| AIM OF THE EXERCISE |
Scan the lines below for the string "matplotlib" and copy every one that has it.

| LISTING |

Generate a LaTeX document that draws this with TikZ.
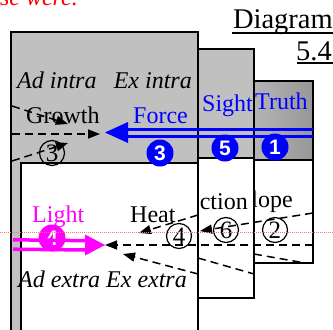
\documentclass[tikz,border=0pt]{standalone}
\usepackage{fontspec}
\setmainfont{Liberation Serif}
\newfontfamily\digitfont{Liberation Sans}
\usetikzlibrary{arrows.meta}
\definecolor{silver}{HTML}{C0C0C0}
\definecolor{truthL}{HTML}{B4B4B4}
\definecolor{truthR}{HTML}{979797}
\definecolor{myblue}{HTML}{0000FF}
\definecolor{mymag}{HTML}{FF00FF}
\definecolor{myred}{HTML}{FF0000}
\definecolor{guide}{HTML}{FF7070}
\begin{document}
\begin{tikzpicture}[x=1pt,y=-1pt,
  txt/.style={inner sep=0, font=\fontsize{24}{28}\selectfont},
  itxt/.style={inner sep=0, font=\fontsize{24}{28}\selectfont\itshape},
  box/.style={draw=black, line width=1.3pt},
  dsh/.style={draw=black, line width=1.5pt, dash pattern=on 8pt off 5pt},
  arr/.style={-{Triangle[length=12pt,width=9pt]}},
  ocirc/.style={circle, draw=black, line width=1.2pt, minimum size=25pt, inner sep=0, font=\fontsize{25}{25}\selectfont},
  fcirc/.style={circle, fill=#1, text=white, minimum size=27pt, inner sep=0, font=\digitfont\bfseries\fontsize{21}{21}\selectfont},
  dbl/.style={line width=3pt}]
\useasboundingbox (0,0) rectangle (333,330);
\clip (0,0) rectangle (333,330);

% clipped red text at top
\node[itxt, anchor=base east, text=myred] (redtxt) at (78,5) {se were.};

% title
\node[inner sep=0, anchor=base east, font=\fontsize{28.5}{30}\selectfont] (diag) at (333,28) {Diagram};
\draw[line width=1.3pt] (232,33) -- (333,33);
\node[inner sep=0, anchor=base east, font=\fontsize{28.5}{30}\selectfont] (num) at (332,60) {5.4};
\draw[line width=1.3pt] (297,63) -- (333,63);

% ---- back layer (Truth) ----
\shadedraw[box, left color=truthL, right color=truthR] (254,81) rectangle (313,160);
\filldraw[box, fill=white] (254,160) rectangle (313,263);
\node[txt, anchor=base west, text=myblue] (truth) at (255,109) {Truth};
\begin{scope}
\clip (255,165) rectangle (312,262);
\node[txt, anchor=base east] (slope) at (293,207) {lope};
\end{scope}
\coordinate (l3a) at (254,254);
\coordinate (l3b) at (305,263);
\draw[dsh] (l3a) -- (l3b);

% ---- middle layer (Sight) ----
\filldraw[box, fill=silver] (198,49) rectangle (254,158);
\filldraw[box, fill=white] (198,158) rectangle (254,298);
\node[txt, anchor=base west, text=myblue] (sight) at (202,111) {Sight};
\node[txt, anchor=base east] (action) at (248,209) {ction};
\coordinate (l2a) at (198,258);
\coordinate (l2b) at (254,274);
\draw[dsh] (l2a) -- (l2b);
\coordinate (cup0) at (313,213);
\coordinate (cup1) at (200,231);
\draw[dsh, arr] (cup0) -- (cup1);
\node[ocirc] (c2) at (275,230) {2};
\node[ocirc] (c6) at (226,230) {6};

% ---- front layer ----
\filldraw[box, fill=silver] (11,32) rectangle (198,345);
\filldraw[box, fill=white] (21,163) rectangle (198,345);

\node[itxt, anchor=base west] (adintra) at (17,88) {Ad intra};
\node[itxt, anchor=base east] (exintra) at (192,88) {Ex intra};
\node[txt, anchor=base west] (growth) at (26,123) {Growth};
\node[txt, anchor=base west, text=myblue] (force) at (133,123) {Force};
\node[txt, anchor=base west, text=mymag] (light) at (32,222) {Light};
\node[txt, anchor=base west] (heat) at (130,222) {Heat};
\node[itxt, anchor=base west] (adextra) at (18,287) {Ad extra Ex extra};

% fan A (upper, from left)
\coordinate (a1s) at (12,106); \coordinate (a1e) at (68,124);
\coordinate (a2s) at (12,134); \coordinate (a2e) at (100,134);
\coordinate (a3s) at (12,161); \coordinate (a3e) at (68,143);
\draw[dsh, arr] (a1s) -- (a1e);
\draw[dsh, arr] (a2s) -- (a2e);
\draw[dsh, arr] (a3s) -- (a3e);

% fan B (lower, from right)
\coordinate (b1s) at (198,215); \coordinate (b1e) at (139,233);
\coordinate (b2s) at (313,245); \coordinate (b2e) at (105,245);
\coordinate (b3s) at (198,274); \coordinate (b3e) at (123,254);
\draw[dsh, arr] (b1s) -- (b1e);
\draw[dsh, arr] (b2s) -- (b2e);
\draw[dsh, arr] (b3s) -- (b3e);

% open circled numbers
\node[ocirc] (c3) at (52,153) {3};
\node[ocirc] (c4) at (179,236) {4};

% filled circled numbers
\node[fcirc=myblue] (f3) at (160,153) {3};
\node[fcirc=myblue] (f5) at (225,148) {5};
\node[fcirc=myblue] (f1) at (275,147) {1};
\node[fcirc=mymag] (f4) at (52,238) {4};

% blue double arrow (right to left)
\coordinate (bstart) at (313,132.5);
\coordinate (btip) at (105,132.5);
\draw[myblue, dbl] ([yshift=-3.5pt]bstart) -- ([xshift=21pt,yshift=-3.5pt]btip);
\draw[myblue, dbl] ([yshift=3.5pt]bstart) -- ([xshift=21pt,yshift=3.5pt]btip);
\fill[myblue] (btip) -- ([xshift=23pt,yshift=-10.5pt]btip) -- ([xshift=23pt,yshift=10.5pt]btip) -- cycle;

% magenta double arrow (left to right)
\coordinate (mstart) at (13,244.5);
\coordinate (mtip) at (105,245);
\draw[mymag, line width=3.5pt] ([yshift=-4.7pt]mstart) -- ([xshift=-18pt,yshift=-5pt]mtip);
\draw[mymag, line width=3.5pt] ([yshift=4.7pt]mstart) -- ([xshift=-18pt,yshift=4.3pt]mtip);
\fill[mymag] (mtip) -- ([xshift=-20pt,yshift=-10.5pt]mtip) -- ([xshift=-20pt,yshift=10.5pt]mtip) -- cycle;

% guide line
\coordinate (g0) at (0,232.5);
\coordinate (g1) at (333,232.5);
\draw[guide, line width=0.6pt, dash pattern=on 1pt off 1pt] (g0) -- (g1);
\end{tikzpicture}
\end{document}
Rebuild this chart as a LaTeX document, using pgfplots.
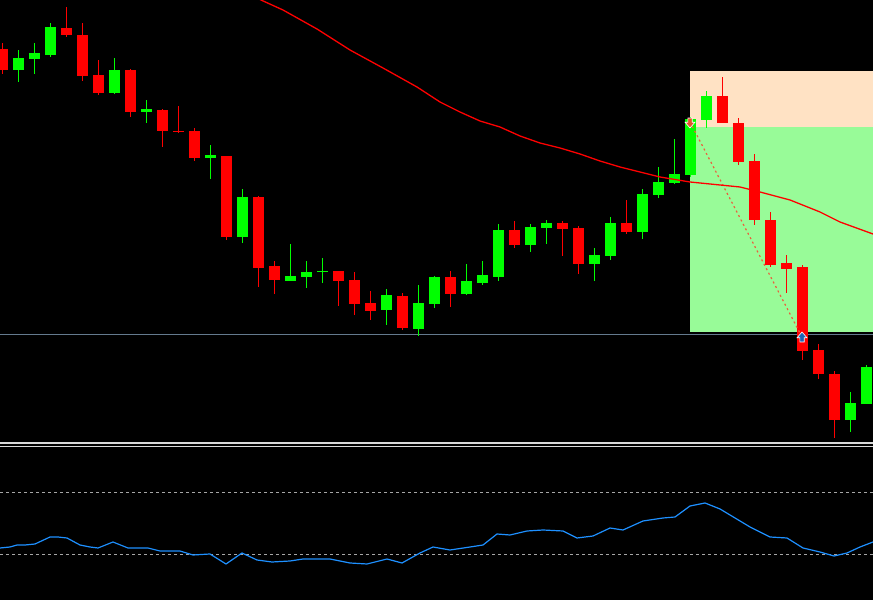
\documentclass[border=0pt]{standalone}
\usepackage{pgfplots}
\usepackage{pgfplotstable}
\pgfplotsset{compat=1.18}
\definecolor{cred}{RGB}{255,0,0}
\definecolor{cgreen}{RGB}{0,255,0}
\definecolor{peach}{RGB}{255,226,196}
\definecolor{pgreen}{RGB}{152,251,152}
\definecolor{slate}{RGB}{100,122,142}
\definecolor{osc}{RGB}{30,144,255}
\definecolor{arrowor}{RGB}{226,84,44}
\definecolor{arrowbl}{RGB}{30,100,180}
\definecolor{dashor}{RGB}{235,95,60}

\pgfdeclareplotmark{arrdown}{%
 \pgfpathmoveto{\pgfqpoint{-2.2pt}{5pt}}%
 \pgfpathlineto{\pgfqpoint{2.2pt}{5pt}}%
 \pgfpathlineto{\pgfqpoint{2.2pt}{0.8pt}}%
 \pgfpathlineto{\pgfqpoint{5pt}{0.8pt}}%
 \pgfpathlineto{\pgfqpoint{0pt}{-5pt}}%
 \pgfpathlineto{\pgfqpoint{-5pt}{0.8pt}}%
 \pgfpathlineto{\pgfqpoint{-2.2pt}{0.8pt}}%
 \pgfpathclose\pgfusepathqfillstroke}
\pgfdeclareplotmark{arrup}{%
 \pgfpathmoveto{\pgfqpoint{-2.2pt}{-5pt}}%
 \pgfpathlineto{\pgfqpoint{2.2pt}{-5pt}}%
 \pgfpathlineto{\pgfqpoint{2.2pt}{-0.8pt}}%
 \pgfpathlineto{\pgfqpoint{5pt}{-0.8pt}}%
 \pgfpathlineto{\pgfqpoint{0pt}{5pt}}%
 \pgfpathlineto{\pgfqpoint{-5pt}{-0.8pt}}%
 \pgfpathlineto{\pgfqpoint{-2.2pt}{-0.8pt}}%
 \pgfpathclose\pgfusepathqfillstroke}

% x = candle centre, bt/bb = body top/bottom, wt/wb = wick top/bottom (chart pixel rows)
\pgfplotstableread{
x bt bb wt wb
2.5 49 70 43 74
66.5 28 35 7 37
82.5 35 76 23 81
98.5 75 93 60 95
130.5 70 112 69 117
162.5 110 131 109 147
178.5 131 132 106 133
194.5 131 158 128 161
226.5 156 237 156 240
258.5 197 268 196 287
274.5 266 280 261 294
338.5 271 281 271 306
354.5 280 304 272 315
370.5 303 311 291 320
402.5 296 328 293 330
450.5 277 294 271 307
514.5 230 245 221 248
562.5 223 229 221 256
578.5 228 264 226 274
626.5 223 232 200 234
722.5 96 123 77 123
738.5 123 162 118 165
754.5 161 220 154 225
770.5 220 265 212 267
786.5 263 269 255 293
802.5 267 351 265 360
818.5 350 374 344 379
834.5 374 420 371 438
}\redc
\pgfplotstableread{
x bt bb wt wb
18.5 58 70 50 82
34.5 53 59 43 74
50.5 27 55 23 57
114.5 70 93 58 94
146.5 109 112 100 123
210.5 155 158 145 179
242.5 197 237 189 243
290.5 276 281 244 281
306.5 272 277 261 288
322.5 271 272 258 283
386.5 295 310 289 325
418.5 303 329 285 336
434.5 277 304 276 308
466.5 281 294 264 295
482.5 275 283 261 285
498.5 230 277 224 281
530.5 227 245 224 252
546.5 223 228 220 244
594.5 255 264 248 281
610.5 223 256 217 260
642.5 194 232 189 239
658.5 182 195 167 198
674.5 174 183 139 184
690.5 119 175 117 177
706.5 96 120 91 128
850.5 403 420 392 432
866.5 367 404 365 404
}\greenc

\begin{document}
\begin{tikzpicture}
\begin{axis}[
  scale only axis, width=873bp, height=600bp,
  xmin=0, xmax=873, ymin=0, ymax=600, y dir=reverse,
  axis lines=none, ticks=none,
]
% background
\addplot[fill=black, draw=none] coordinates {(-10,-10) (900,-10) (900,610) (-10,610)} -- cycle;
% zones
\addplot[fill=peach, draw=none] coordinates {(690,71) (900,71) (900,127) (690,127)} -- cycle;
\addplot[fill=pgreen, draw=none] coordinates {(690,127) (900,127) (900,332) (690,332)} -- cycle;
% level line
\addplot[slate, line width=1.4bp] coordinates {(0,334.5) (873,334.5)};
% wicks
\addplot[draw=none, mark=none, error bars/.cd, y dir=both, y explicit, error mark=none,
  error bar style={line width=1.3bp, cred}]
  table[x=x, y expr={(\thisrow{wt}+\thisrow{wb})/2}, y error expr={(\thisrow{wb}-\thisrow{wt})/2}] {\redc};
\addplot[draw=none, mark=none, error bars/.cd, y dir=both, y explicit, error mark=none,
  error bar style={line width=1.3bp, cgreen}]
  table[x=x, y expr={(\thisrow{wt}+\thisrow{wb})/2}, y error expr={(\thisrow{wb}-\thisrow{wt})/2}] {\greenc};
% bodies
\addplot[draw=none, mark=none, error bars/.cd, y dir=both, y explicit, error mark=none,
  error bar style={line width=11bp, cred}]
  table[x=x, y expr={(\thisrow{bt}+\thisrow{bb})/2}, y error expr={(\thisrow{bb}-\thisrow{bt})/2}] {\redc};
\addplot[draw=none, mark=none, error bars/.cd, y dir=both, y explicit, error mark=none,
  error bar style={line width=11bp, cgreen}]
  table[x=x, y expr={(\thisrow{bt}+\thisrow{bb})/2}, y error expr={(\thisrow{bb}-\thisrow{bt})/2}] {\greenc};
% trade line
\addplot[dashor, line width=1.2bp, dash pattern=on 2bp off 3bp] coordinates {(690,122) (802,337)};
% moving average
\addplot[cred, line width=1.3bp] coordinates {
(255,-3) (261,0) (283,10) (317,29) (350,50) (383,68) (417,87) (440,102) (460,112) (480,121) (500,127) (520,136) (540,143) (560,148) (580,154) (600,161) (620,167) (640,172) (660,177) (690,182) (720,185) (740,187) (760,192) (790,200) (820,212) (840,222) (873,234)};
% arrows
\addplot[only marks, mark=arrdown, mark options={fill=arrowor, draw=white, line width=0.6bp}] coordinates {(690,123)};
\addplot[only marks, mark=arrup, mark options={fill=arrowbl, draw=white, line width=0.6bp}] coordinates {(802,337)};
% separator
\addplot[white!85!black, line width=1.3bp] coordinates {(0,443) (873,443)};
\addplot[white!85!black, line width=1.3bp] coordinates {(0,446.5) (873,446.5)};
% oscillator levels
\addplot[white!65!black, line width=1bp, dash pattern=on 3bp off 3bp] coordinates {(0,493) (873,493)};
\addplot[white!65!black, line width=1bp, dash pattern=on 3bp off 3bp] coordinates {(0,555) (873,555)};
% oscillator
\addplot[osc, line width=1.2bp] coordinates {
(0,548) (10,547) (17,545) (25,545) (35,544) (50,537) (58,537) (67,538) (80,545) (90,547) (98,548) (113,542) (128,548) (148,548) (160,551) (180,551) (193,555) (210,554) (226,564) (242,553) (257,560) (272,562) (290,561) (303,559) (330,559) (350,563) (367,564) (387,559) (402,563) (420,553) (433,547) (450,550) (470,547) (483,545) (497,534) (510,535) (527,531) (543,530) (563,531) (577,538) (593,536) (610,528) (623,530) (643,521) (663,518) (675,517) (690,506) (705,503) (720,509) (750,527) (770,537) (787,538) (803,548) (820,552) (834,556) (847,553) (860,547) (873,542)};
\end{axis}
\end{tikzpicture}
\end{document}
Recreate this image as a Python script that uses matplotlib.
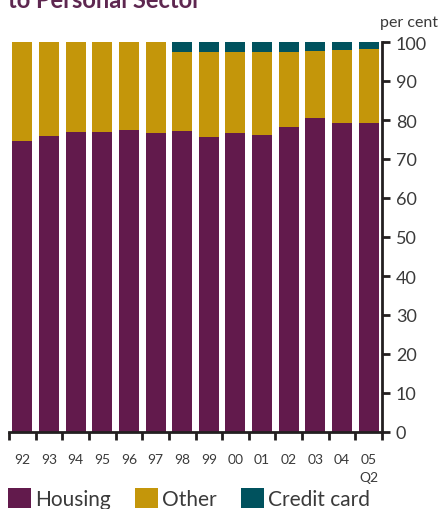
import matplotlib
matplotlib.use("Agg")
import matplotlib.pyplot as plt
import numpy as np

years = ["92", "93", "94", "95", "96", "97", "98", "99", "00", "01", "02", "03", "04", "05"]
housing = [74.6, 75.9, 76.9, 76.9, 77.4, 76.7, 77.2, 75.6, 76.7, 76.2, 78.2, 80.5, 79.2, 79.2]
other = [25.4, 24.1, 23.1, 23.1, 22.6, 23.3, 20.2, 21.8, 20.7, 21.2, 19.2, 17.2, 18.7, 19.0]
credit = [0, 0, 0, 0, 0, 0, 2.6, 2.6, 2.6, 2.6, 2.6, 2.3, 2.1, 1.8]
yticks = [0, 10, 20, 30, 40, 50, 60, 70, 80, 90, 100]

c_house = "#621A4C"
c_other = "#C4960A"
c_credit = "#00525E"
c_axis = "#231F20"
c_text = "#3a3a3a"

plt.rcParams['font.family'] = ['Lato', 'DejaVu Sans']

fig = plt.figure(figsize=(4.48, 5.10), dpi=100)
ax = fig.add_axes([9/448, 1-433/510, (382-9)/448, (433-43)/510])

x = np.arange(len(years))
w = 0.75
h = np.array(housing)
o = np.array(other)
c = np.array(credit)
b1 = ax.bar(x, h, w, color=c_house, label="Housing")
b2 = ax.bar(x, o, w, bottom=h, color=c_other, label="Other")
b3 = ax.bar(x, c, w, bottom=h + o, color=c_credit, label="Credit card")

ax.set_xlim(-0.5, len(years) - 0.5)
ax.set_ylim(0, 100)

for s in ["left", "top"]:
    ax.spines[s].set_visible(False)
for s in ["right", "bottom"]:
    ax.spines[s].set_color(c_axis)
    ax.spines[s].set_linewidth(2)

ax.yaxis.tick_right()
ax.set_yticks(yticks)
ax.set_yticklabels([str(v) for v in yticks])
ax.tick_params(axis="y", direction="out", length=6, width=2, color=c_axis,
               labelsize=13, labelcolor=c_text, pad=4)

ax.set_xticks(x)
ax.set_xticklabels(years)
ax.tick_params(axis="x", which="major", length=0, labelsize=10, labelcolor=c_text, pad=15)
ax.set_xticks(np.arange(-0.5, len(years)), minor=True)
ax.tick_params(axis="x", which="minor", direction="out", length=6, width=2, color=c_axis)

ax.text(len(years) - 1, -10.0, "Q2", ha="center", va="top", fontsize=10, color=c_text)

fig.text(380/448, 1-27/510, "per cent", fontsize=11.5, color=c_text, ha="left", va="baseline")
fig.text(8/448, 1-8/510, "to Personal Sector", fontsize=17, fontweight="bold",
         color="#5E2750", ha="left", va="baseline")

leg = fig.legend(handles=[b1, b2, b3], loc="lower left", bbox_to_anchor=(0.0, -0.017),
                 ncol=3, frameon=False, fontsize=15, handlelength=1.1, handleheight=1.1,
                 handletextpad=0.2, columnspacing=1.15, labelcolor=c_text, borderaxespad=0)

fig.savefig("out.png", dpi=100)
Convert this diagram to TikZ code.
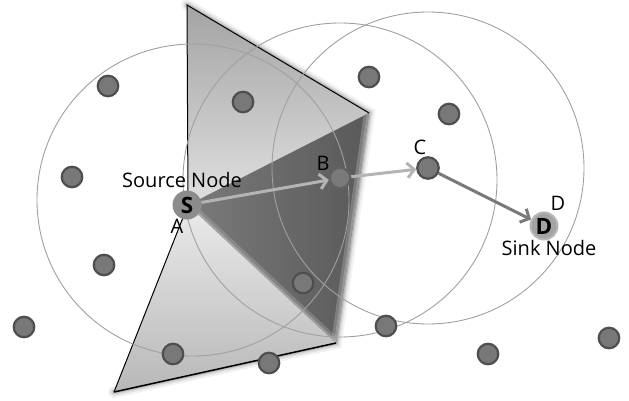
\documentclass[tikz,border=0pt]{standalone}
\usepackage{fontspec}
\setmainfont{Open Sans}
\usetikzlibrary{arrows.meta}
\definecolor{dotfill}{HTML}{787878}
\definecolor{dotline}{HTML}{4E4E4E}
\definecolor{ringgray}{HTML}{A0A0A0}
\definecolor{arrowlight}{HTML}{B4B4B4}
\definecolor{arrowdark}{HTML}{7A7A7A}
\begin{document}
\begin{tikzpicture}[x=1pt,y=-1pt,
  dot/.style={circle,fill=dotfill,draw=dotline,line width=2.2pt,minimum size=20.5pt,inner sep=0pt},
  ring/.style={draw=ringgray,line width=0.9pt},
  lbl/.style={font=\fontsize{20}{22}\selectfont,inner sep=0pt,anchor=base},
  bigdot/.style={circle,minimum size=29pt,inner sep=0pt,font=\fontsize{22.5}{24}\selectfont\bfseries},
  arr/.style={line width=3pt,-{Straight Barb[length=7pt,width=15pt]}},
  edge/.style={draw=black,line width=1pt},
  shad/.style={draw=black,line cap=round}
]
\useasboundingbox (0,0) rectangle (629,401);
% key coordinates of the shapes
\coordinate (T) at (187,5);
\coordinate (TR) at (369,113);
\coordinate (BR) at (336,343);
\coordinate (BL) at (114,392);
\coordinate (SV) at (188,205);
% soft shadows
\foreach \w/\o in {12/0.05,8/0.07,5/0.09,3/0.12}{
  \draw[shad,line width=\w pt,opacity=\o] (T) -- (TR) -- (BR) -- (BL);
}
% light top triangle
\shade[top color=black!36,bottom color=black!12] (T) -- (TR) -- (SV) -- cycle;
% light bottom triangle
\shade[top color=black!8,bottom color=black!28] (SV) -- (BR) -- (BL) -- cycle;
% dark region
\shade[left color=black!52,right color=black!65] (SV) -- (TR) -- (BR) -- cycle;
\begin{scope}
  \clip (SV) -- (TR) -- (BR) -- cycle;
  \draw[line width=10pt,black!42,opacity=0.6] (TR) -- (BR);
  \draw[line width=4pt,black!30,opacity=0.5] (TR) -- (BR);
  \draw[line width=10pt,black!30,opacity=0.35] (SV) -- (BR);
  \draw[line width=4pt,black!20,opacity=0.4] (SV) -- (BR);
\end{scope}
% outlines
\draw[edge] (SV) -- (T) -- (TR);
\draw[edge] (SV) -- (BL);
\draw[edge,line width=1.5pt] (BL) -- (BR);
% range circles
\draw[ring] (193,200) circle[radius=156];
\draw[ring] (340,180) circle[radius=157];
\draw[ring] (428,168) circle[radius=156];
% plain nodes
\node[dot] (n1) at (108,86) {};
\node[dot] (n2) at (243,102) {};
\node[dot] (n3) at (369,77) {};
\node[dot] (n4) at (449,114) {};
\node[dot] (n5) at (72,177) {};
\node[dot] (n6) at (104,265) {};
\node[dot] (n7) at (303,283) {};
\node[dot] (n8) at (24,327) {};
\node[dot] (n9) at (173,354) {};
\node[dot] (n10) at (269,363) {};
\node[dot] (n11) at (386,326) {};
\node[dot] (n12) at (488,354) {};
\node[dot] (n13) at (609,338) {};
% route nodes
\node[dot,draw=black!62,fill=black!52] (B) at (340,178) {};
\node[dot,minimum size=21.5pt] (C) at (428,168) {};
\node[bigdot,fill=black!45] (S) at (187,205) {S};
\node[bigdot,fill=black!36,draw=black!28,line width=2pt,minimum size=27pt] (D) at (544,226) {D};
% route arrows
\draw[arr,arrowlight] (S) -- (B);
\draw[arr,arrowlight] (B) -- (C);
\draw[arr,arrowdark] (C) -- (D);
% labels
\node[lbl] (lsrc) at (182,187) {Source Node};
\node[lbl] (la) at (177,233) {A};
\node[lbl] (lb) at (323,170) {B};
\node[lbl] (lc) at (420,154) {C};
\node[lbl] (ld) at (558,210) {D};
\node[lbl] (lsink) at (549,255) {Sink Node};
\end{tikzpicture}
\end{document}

| RESPONSE BELOW |
Recreate this image as a Python script that uses matplotlib.
import matplotlib
matplotlib.use("Agg")
import matplotlib.pyplot as plt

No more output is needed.